• _Given exercise_
Set down the material below word for word, excluding the pictures.
____
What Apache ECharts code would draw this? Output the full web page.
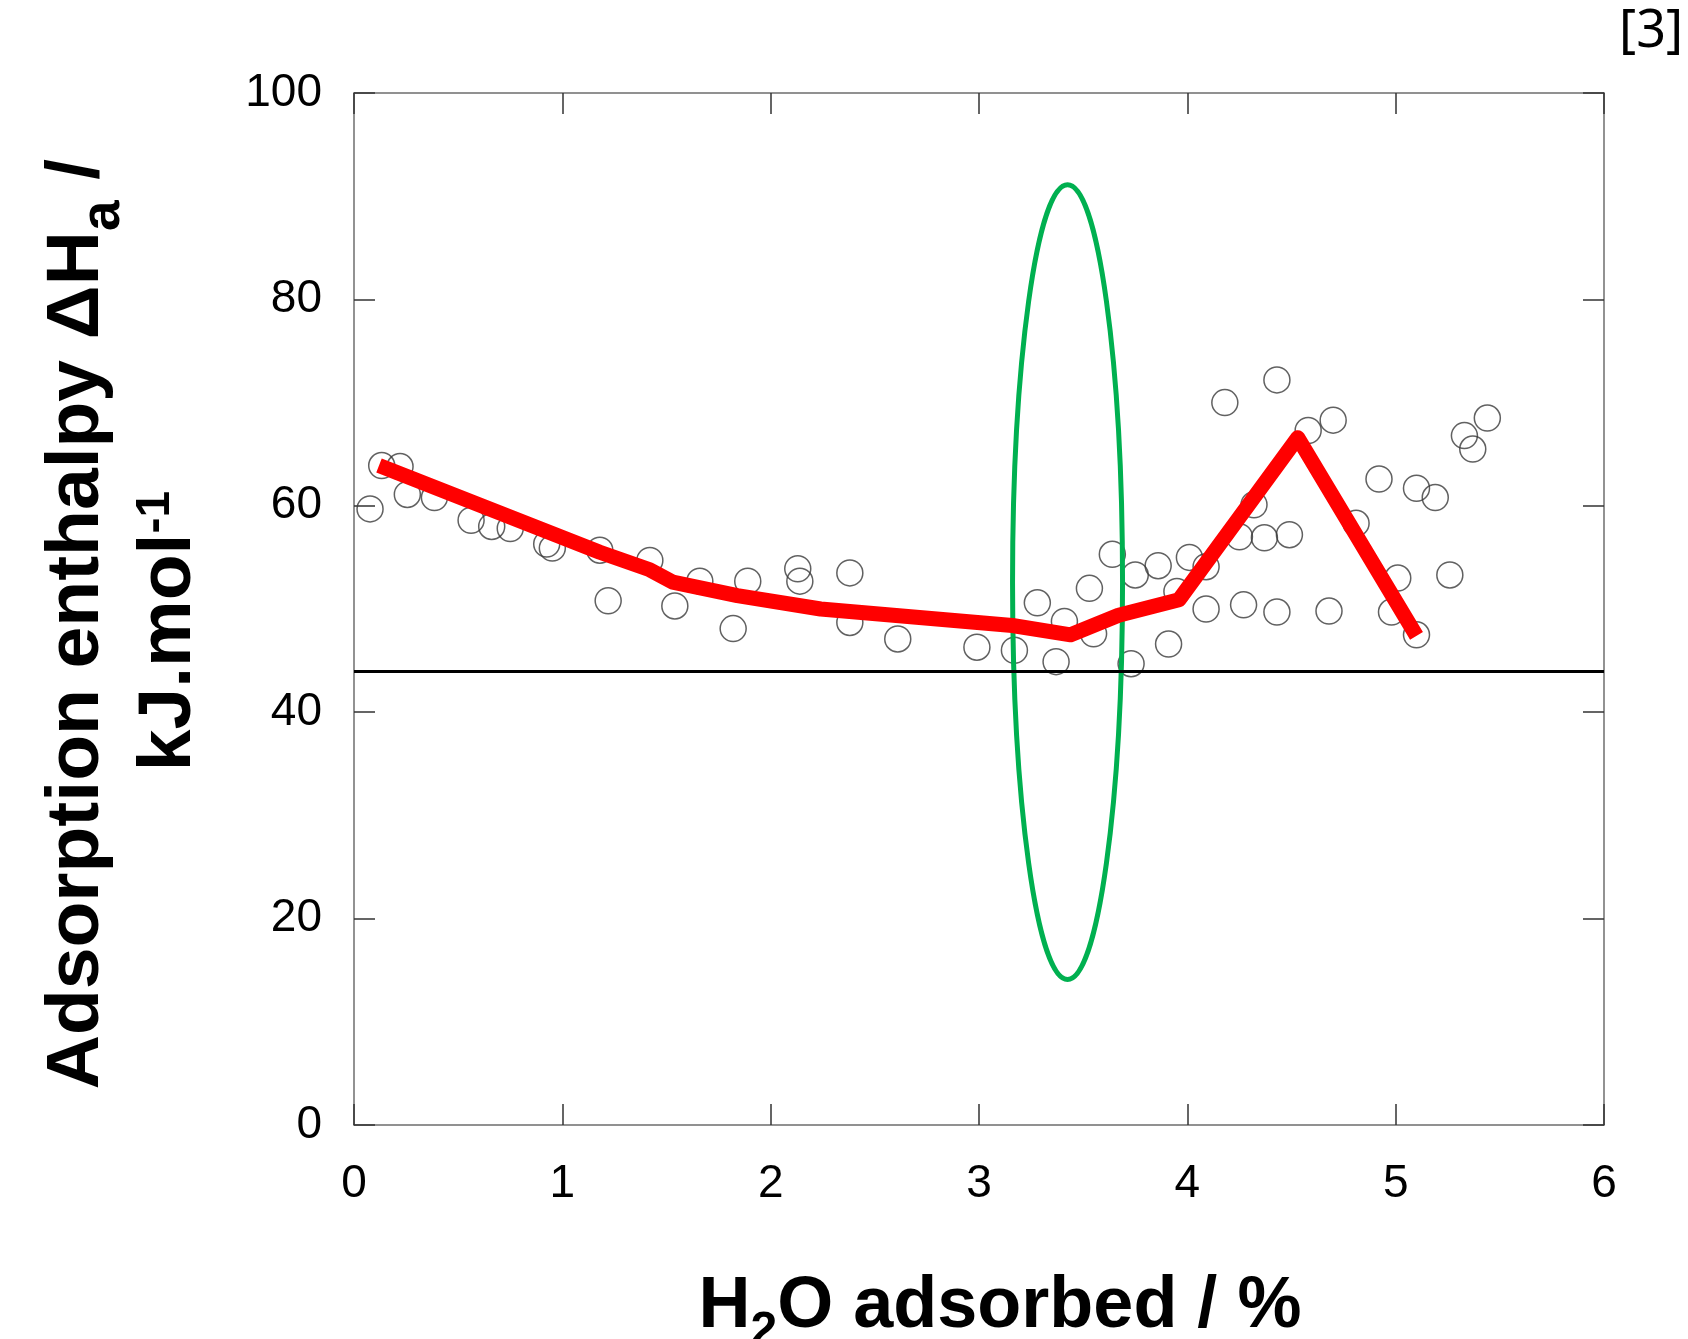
<!DOCTYPE html>
<html><head><meta charset="utf-8">
<script src="https://cdn.jsdelivr.net/npm/echarts@6/dist/echarts.min.js"></script>
<style>html,body{margin:0;padding:0;background:#fff}#c{width:1688px;height:1339px}</style>
</head><body><div id="c"></div>
<script>
// ---- data ----
const scatterX = [0.077,0.133,0.221,0.256,0.386,0.562,0.661,0.75,0.925,0.952,1.18,1.22,1.42,1.54,1.66,1.82,1.89,2.13,2.14,2.38,2.38,2.61,2.99,3.17,3.28,3.37,3.41,3.53,3.55,3.64,3.73,3.75,3.86,3.91,3.95,4.01,4.09,4.09,4.18,4.25,4.27,4.32,4.37,4.43,4.43,4.49,4.58,4.70,4.68,4.81,4.92,4.98,5.01,5.10,5.10,5.19,5.26,5.33,5.37,5.44];
const scatterY = [59.7,63.9,63.8,61.1,60.8,58.6,58.0,57.8,56.3,55.9,55.7,50.8,54.7,50.3,52.7,48.1,52.7,53.9,52.7,53.5,48.7,47.1,46.3,46.0,50.6,44.9,48.8,52.0,47.6,55.3,44.7,53.3,54.2,46.6,51.7,55.0,54.1,50.0,70.0,57.0,50.4,60.1,56.9,72.2,49.7,57.2,67.3,68.3,49.8,58.3,62.6,49.7,53.0,61.7,47.5,60.8,53.3,66.8,65.5,68.5];
const trendX = [0.12,1.18,1.42,1.53,1.84,2.24,3.16,3.44,3.67,3.96,4.53,5.10];
const trendY = [63.9,55.5,53.8,52.6,51.3,50.0,48.4,47.5,49.4,50.9,66.6,47.4];
const refLineY = 44;
const ellipseCenter = [3.425, 52.6];
const ellipseRadius = [0.264, 38.5];
const xTicks = [0,1,2,3,4,5,6];
const yTicks = [0,20,40,60,80,100];

const FONT = '"Liberation Sans", Arial, sans-serif';
const chart = echarts.init(document.getElementById('c'));

const axisLine = {show:true, onZero:false, lineStyle:{color:'#6e6e6e', width:1.5}};
const axisTick = {show:true, inside:true, length:21, lineStyle:{color:'#333', width:1.5}};

function xAxisDef(pos, labels){
  return {type:'value', position:pos, min:xTicks[0], max:xTicks[xTicks.length-1], interval:xTicks[1]-xTicks[0],
    axisLine, axisTick, splitLine:{show:false},
    axisLabel:{show:labels, margin:36, fontSize:46, color:'#000', fontFamily:FONT}};
}
function yAxisDef(pos, labels){
  return {type:'value', position:pos, min:yTicks[0], max:yTicks[yTicks.length-1], interval:yTicks[1]-yTicks[0],
    axisLine, axisTick, splitLine:{show:false},
    axisLabel:{show:labels, margin:32, fontSize:46, color:'#000', fontFamily:FONT}};
}

const option = {
  animation:false,
  backgroundColor:'#fff',
  grid:{left:354, top:93, width:1250, height:1032, containLabel:false},
  xAxis:[xAxisDef('bottom', true), xAxisDef('top', false)],
  yAxis:[yAxisDef('left', true), yAxisDef('right', false)],
  series:[
    {type:'scatter', z:2, data:scatterX.map((x,i)=>[x,scatterY[i]]),
     symbol:'circle', symbolSize:26,
     itemStyle:{color:'rgba(0,0,0,0)', borderColor:'#3a3a3a', borderWidth:1.5},
     markLine:{silent:true, symbol:['none','none'], label:{show:false},
       lineStyle:{color:'#000', width:3, type:'solid'}, data:[{yAxis:refLineY}]}},
    {type:'line', z:6, data:trendX.map((x,i)=>[x,trendY[i]]), showSymbol:false, symbol:'none',
     lineStyle:{color:'#ff0000', width:15, cap:'butt', join:'round'}}
  ],
  graphic:[
    {type:'text', x:71, y:624, rotation:Math.PI/2, z:10,
     style:{text:'{b|Adsorption enthalpy ΔH}{s|a}{b| /}', align:'center', verticalAlign:'middle',
       rich:{b:{fontSize:75, fontWeight:'bold', fontFamily:FONT, lineHeight:75, verticalAlign:'bottom', padding:[0,0,16,0], fill:'#000'},
             s:{fontSize:55, fontWeight:'bold', fontFamily:FONT, lineHeight:120, verticalAlign:'bottom', fill:'#000'}}}},
    {type:'text', x:187, y:631, rotation:Math.PI/2, z:10,
     style:{text:'{b|kJ.mol}{s|-1}', align:'center', verticalAlign:'middle',
       rich:{b:{fontSize:75, fontWeight:'bold', fontFamily:FONT, lineHeight:75, verticalAlign:'top', fill:'#000'},
             s:{fontSize:48, fontWeight:'bold', fontFamily:FONT, lineHeight:110, verticalAlign:'top', fill:'#000'}}}},
    {type:'text', x:1000, y:1246, z:10,
     style:{text:'{b|H}{s|2}{b|O adsorbed / %}', align:'center', verticalAlign:'top',
       rich:{b:{fontSize:72, fontWeight:'bold', fontFamily:FONT, lineHeight:72, verticalAlign:'bottom', padding:[0,0,13,0], fill:'#000'},
             s:{fontSize:48, fontWeight:'bold', fontFamily:FONT, lineHeight:110, verticalAlign:'bottom', fill:'#000'}}}},
    {type:'text', x:1683, y:6, z:10,
     style:{text:'[3]', align:'right', verticalAlign:'top', fontSize:52, fontFamily:'"Noto Sans", "Open Sans", sans-serif', fill:'#000'}}
  ]
};
chart.setOption(option);

const c = chart.convertToPixel({xAxisIndex:0, yAxisIndex:0}, ellipseCenter);
const e = chart.convertToPixel({xAxisIndex:0, yAxisIndex:0}, [ellipseCenter[0]+ellipseRadius[0], ellipseCenter[1]+ellipseRadius[1]]);
chart.setOption({graphic:[{id:'ell', type:'ellipse', z:4,
  shape:{cx:c[0], cy:c[1], rx:e[0]-c[0], ry:c[1]-e[1]},
  style:{fill:'none', stroke:'#00b050', lineWidth:5}}]});
</script></body></html>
____
• _Right answer_
What Apache ECharts code would draw this? Output the full web page.
<!DOCTYPE html>
<html><head><meta charset="utf-8">
<script src="https://cdn.jsdelivr.net/npm/echarts@6/dist/echarts.min.js"></script>
<style>html,body{margin:0;padding:0;background:#fff}#c{width:1688px;height:1339px}</style>
</head><body><div id="c"></div>
<script>
// ---- data ----
const scatterX = [0.077,0.133,0.221,0.256,0.386,0.562,0.661,0.75,0.925,0.952,1.18,1.22,1.42,1.54,1.66,1.82,1.89,2.13,2.14,2.38,2.38,2.61,2.99,3.17,3.28,3.37,3.41,3.53,3.55,3.64,3.73,3.75,3.86,3.91,3.95,4.01,4.09,4.09,4.18,4.25,4.27,4.32,4.37,4.43,4.43,4.49,4.58,4.70,4.68,4.81,4.92,4.98,5.01,5.10,5.10,5.19,5.26,5.33,5.37,5.44];
const scatterY = [59.7,63.9,63.8,61.1,60.8,58.6,58.0,57.8,56.3,55.9,55.7,50.8,54.7,50.3,52.7,48.1,52.7,53.9,52.7,53.5,48.7,47.1,46.3,46.0,50.6,44.9,48.8,52.0,47.6,55.3,44.7,53.3,54.2,46.6,51.7,55.0,54.1,50.0,70.0,57.0,50.4,60.1,56.9,72.2,49.7,57.2,67.3,68.3,49.8,58.3,62.6,49.7,53.0,61.7,47.5,60.8,53.3,66.8,65.5,68.5];
const trendX = [0.12,1.18,1.42,1.53,1.84,2.24,3.16,3.44,3.67,3.96,4.53,5.10];
const trendY = [63.9,55.5,53.8,52.6,51.3,50.0,48.4,47.5,49.4,50.9,66.6,47.4];
const refLineY = 44;
const ellipseCenter = [3.425, 52.6];
const ellipseRadius = [0.264, 38.5];
const xTicks = [0,1,2,3,4,5,6];
const yTicks = [0,20,40,60,80,100];

const FONT = '"Liberation Sans", Arial, sans-serif';
const chart = echarts.init(document.getElementById('c'));

const axisLine = {show:true, onZero:false, lineStyle:{color:'#6e6e6e', width:1.5}};
const axisTick = {show:true, inside:true, length:21, lineStyle:{color:'#333', width:1.5}};

function xAxisDef(pos, labels){
  return {type:'value', position:pos, min:xTicks[0], max:xTicks[xTicks.length-1], interval:xTicks[1]-xTicks[0],
    axisLine, axisTick, splitLine:{show:false},
    axisLabel:{show:labels, margin:36, fontSize:46, color:'#000', fontFamily:FONT}};
}
function yAxisDef(pos, labels){
  return {type:'value', position:pos, min:yTicks[0], max:yTicks[yTicks.length-1], interval:yTicks[1]-yTicks[0],
    axisLine, axisTick, splitLine:{show:false},
    axisLabel:{show:labels, margin:32, fontSize:46, color:'#000', fontFamily:FONT}};
}

const option = {
  animation:false,
  backgroundColor:'#fff',
  grid:{left:354, top:93, width:1250, height:1032, containLabel:false},
  xAxis:[xAxisDef('bottom', true), xAxisDef('top', false)],
  yAxis:[yAxisDef('left', true), yAxisDef('right', false)],
  series:[
    {type:'scatter', z:2, data:scatterX.map((x,i)=>[x,scatterY[i]]),
     symbol:'circle', symbolSize:26,
     itemStyle:{color:'rgba(0,0,0,0)', borderColor:'#3a3a3a', borderWidth:1.5},
     markLine:{silent:true, symbol:['none','none'], label:{show:false},
       lineStyle:{color:'#000', width:3, type:'solid'}, data:[{yAxis:refLineY}]}},
    {type:'line', z:6, data:trendX.map((x,i)=>[x,trendY[i]]), showSymbol:false, symbol:'none',
     lineStyle:{color:'#ff0000', width:15, cap:'butt', join:'round'}}
  ],
  graphic:[
    {type:'text', x:71, y:624, rotation:Math.PI/2, z:10,
     style:{text:'{b|Adsorption enthalpy ΔH}{s|a}{b| /}', align:'center', verticalAlign:'middle',
       rich:{b:{fontSize:75, fontWeight:'bold', fontFamily:FONT, lineHeight:75, verticalAlign:'bottom', padding:[0,0,16,0], fill:'#000'},
             s:{fontSize:55, fontWeight:'bold', fontFamily:FONT, lineHeight:120, verticalAlign:'bottom', fill:'#000'}}}},
    {type:'text', x:187, y:631, rotation:Math.PI/2, z:10,
     style:{text:'{b|kJ.mol}{s|-1}', align:'center', verticalAlign:'middle',
       rich:{b:{fontSize:75, fontWeight:'bold', fontFamily:FONT, lineHeight:75, verticalAlign:'top', fill:'#000'},
             s:{fontSize:48, fontWeight:'bold', fontFamily:FONT, lineHeight:110, verticalAlign:'top', fill:'#000'}}}},
    {type:'text', x:1000, y:1246, z:10,
     style:{text:'{b|H}{s|2}{b|O adsorbed / %}', align:'center', verticalAlign:'top',
       rich:{b:{fontSize:72, fontWeight:'bold', fontFamily:FONT, lineHeight:72, verticalAlign:'bottom', padding:[0,0,13,0], fill:'#000'},
             s:{fontSize:48, fontWeight:'bold', fontFamily:FONT, lineHeight:110, verticalAlign:'bottom', fill:'#000'}}}},
    {type:'text', x:1683, y:6, z:10,
     style:{text:'[3]', align:'right', verticalAlign:'top', fontSize:52, fontFamily:'"Noto Sans", "Open Sans", sans-serif', fill:'#000'}}
  ]
};
chart.setOption(option);

const c = chart.convertToPixel({xAxisIndex:0, yAxisIndex:0}, ellipseCenter);
const e = chart.convertToPixel({xAxisIndex:0, yAxisIndex:0}, [ellipseCenter[0]+ellipseRadius[0], ellipseCenter[1]+ellipseRadius[1]]);
chart.setOption({graphic:[{id:'ell', type:'ellipse', z:4,
  shape:{cx:c[0], cy:c[1], rx:e[0]-c[0], ry:c[1]-e[1]},
  style:{fill:'none', stroke:'#00b050', lineWidth:5}}]});
</script></body></html>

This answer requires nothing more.